Zusammenspiel hunderter Einzelteile
Inzwischen gibt es zwar auch Drehorgeln, die elektronische Teile verbaut haben oder sogar mit Samples arbeiten, doch Stüber mag es wie seine Kunden eher traditionell. Das würde die Leierkästen nicht nur langlebiger machen, sondern auch für ihren unverwechselbaren Klang sorgen. Dieser entsteht durch das fein abgestimmte Zusammenspiel hunderter Einzelteile: Tasten, Bälge, Hebel, Luftschläuche, Ventile und natürlich die Pfeifen.
Den letzten Schliff erhalten Letztere von Stüber selbst, während Jochen Schmitt vor allem für den Bau der Pfeifen zuständig ist und Gerhard Hoffmann sich um die Technik kümmert. Seit Mitte der Achtziger arbeiten sie zusammen, wenn es nach Stüber geht, noch viele weitere Jahre. Denn mit dem Nachwuchs sieht es in seinem Handwerk schlecht aus.
Aktuell habe er zwar keinen Personalbedarf, doch selbst wenn: Den Lehrberuf des Drehorgelbauers gibt es nicht und für einen Orgelbauer sei “das so ein bisschen unter der Würde”, wie Stüber scherzhaft erklärt, “beinah so als wenn ein Opernsänger anfangen würde, Schlager zu singen.”
Zu exotisch für die Krise
Doch das ist nicht die einzige Sorge, die Stüber beschäftigt. Erst vor kurzem habe er einmal durchgerechnet, wie hoch die nächste Gasrechnung ausfallen könnte. Zwar verbraucht die Werkstatt in Biesdorf gerade einmal so viel wie ein kleines Einfamilienhaus, doch die erwartete Verfünffachung der Kosten würde auch ihn schmerzen. “Bislang ist nichts Böses aufgeschlagen, doch selbst wenn, ist das für uns irgendwie machbar”, sagt Stüber. Ohnehin verbrauche der Drehorgelbau zum Glück keine großen Ressourcen und sei viel zu exotisch, um von der aktuellen Krise wirklich betroffen zu sein.
“Wir kaufen pro Jahr etwa einen Kubikmeter Nadelholz”, sagt er, “das ist Kleinkram.” Dennoch versucht Stüber zu sparen, wo es nur geht.
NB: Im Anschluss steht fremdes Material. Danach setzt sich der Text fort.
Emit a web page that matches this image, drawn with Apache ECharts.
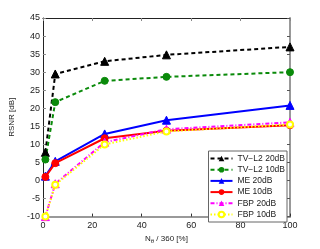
<!DOCTYPE html>
<html><head><meta charset="utf-8">
<script src="https://cdn.jsdelivr.net/npm/echarts@6/dist/echarts.min.js"></script>
<style>html,body{margin:0;padding:0;background:#fff}#c{width:320px;height:249px}</style>
</head><body><div id="c"></div>
<script>
const xValues = [1, 5, 25, 50, 100];
const tvl2_20 = [7.8, 29.5, 33.0, 34.8, 37.0];
const tvl2_10 = [5.8, 21.7, 27.6, 28.7, 30.0];
const me_20 = [1.2, 5.3, 12.9, 16.7, 20.8];
const me_10 = [1.0, 4.8, 11.7, 13.8, 15.3];
const fbp_20 = [-10.0, -0.9, 10.6, 14.2, 16.1];
const fbp_10 = [-10.0, -1.2, 10.0, 13.6, 15.5];
const seriesNames = ['TV\u2212L2 20dB', 'TV\u2212L2 10dB', 'ME 20dB', 'ME 10dB', 'FBP 20dB', 'FBP 10dB'];

const pair = v => xValues.map((x, i) => [x, v[i]]);
const chart = echarts.init(document.getElementById('c'), null, {renderer: 'canvas'});
const font = 'Liberation Sans, Arial, sans-serif';
function mk(name, data, color, type, symbol, size, extra) {
  return Object.assign({
    name, type: 'line', data: pair(data), symbol, symbolSize: size,
    lineStyle: {color, width: 2, type},
    itemStyle: {color, borderColor: color},
    animation: false, z: 3
  }, extra || {});
}
chart.setOption({
  animation: false,
  grid: {left: 41, right: 30, top: 18, bottom: 28, containLabel: false},
  xAxis: [{
    type: 'value', min: 0, max: 100, interval: 20, position: 'bottom',
    axisLine: {onZero: false, lineStyle: {color: '#999', width: 2}},
    axisTick: {inside: true, length: 3, lineStyle: {color: '#333'}},
    axisLabel: {color: '#222', fontSize: 9, fontFamily: font, margin: 4},
    splitLine: {show: false},
    name: '{a|N}{s|θ}{a| / 360 [%]}', nameLocation: 'middle', nameGap: 16,
    nameTextStyle: {rich: {a: {fontSize: 8, fontFamily: font, color: '#222'}, s: {fontSize: 6, fontFamily: font, color: '#222', padding: [5, 0, 0, 0]}}}
  }, {
    type: 'value', min: 0, max: 100, interval: 20, position: 'top',
    axisLine: {onZero: false, lineStyle: {color: '#222', width: 1}},
    axisTick: {inside: true, length: 3, lineStyle: {color: '#888'}},
    axisLabel: {show: false}, splitLine: {show: false}
  }],
  yAxis: [{
    type: 'value', min: -10, max: 45, interval: 5, position: 'left',
    axisLine: {onZero: false, show: true, lineStyle: {color: '#222', width: 1}},
    axisTick: {show: true, inside: true, length: 3, lineStyle: {color: '#888'}},
    axisLabel: {color: '#222', fontSize: 9, fontFamily: font, margin: 3},
    splitLine: {show: false},
    name: 'RSNR [dB]', nameLocation: 'middle', nameGap: 23, nameRotate: 90,
    nameTextStyle: {fontSize: 8, fontFamily: font, color: '#222'}
  }, {
    type: 'value', min: -10, max: 45, interval: 5, position: 'right',
    axisLine: {onZero: false, show: true, lineStyle: {color: '#999', width: 2}},
    axisTick: {show: true, inside: true, length: 3, lineStyle: {color: '#555'}},
    axisLabel: {show: false}, splitLine: {show: false}
  }],
  legend: {
    right: 33, top: 151, orient: 'vertical', itemGap: 2.2, itemWidth: 22, itemHeight: 7,
    padding: [3, 2, 3, 1], backgroundColor: '#fff', borderColor: '#666', borderWidth: 1,
    textStyle: {fontSize: 8.5, fontFamily: font, color: '#222'},
    data: seriesNames
  },
  series: [
    mk(seriesNames[0], tvl2_20, '#000000', [4, 3], 'triangle', 8),
    mk(seriesNames[1], tvl2_10, '#0a8a0a', [4, 3], 'circle', 7),
    mk(seriesNames[2], me_20, '#0000ff', 'solid', 'triangle', 8),
    mk(seriesNames[3], me_10, '#ff0000', 'solid', 'circle', 7),
    mk(seriesNames[4], fbp_20, '#ff00ff', [4, 2, 1, 2], 'triangle', 8),
    mk(seriesNames[5], fbp_10, '#ffff00', [1.5, 2], 'emptyCircle', 6)
  ]
});
</script></body></html>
Politiker möchte er zurzeit noch viel weniger sein als je zuvor. Doch statt Duschtipps und Spritzuschüssen wünscht er sich, dass die Politik in der aktuellen Situation den Finger endlich in die Umweltwunde legt und den Schutz derer radikaler angeht. Denn das, so Stüber, wird uns auf lange Sicht zum wahren Problem.